In those few days, largely spent wandering throughout SF’s diverse neighborhoods and the impressive Golden Gate Park, we found ourselves in paradise. D.C.’s temperature rarely made it above twenty-degrees and my parents in Connecticut were shoveling feet of snow seemingly every few hours. This was a dream mid-winter escape that I couldn’t have written any better.
Okay, now that I’ve set the tone for our vacation, let me introduce to you all Point Reyes National Seashore, circa mid-February 2015:
Beaches of Point Reyes
When we left downtown San Francisco on Friday morning, park-bound, the skies were clear, even though the winds were slightly stronger and the temperature chiller than preceding days. The ranger at the Point Reyes National Seashore warned us that it looked like some fog might set in before we reach the lighthouse, the park’s most identifiable attraction. We had shrugged and assumed that our good fortune would continue.
It takes slightly more than thirty minutes to drive from the visitor center to the lighthouse, and somehow, neither Kevin (the driver) nor I had thought to check the gas gauge before entering the park. Obviously, there are no pumps in the park, and the low gas light came on about twenty minutes into the park.
Of course.
To make matters more absurd, we had to be back in San Francisco for dinner, since we had agreed to visit one of Kevin’s cousins and her husband at their house in Daly City. We didn’t have excess time to rush around searching for gas, but Kevin was confident we’d be able to explore the park and make it back without running out of gas. I, the perennially nervous what-can-go-wrong-will-go-wrong type, wasn’t so sure.
One of the park’s beaches marked the first stop on our tour, and fog was visible, but no so much that we couldn’t admire the beauty of the area.
While it might not have completed lived up to those jaw-dropping photos I saw on Google in January, that the view was still decent and, despite our petrol dilemma, we were enjoying our time at Point Reyes National Seashore.

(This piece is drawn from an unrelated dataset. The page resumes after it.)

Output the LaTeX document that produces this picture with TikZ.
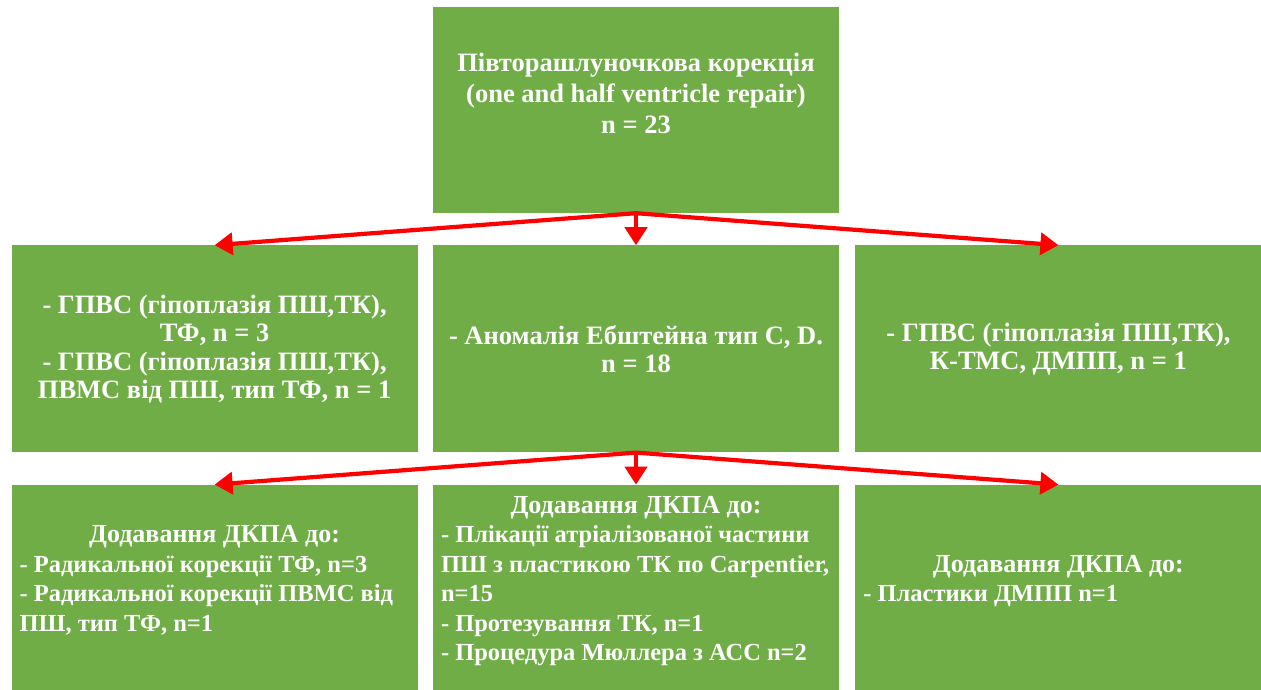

Oh, but did Mother Nature change the moment we pulled into the small parking lot next to trail that leads to the lighthouse.
Cliffside Views…Or Not
On a clear day, the short stroll from the parking lot to the lighthouse allows for some of the most iconic panoramas of not just Point Reyes park but the entire California coast. This is what we saw:
I know, it could be worse, and truth be told, the views were still spectacular and unforgettable. Unfortunately, I truly remember the dense fog and low gas light the most. Funny how, sometimes, travel works that way.
The Lighthouse At Point Reyes National Seashore
The lighthouse makes for Point Reyes’ top stop, and can only be accessed by a series of 300+ steps. Luckily, on our visit, we were able to see the lighthouse. We later learned that sometimes the fog becomes so thick that the lighthouse is no longer visible.
Which, practically, likely made this a great location for a lighthouse.
At any rate, I found the descent to the lighthouse quite fun, especially since Kevin meticulously counted each and every one of the steps. Want to be privy to an insider tip? I’d read online ahead of time that each step is permanently marked with a number, easily visible to those going back up to the top. There’s no need to keep count of the stairs; simply look below your feet. Somehow, I must have forgotten to share this small detail with Kevin. Oops.
At the bottom, Kevin proudly informed me that we had, in fact, just climbed down 311 stairs. I started laughing hysterically and pointed to the bold “311” written on the bottom-most step. Suffice it to say he wasn’t as amused as I.
Point Reyes is a gorgeous park, and the lighthouse especially is photogenic in any condition. This is a wonderful family-friendly spot as well; the climb up those 311 stairs is not for the faint of heart, and we watched many kids enjoy running past their “slow poke” parents.
Now, I only emphasized the fog in this piece to drive home one important point: when traveling, never pin your hopes on the weather. Brochures and travel guides typically showcase landmarks and natural vistas in the most appealing light possible, and this can instill false hopes in travelers who arrive only to see fog, rain, or snow. Part of traveling requires an ability to live in and enjoy the moment, and this is impossible when we become so focused on factors completely out of our control, like the weather. Admittedly, this is something I’m still working on, and in my memory, Point Reyes was a lot more foggy than these photos show. I was so focused on the fog that I barely looked at what was visible.
As a travel writer, it’s my duty to not just share with you the glistening photographs of Alcatraz or the Golden Gate. I don’t want to sanitize travel, and frankly, squinting through the fog and arguing about a low gas light are part of the fun, the adventure. Few of my travel photos look like the cover of a Lonely Planet guidebook or a stock image on Pinterest – and that’s fine.
If nothing else, please, always check your gas gauge before entering a national park. Kevin and I did make it to the nearby town, albeit on fumes, and I hope you all can learn from our mistake.
Traveler Tips:
- Point Reyes National Seashore is an easy day trip from San Francisco. This place definitely gets crowded in the summer, though, especially on clear days, so consider visiting on a weekday. Kevin and I drove to Point Reyes on a Friday in February, with high fog, and the park still had numerous visitors with parking spots by the lighthouse disappearing fast.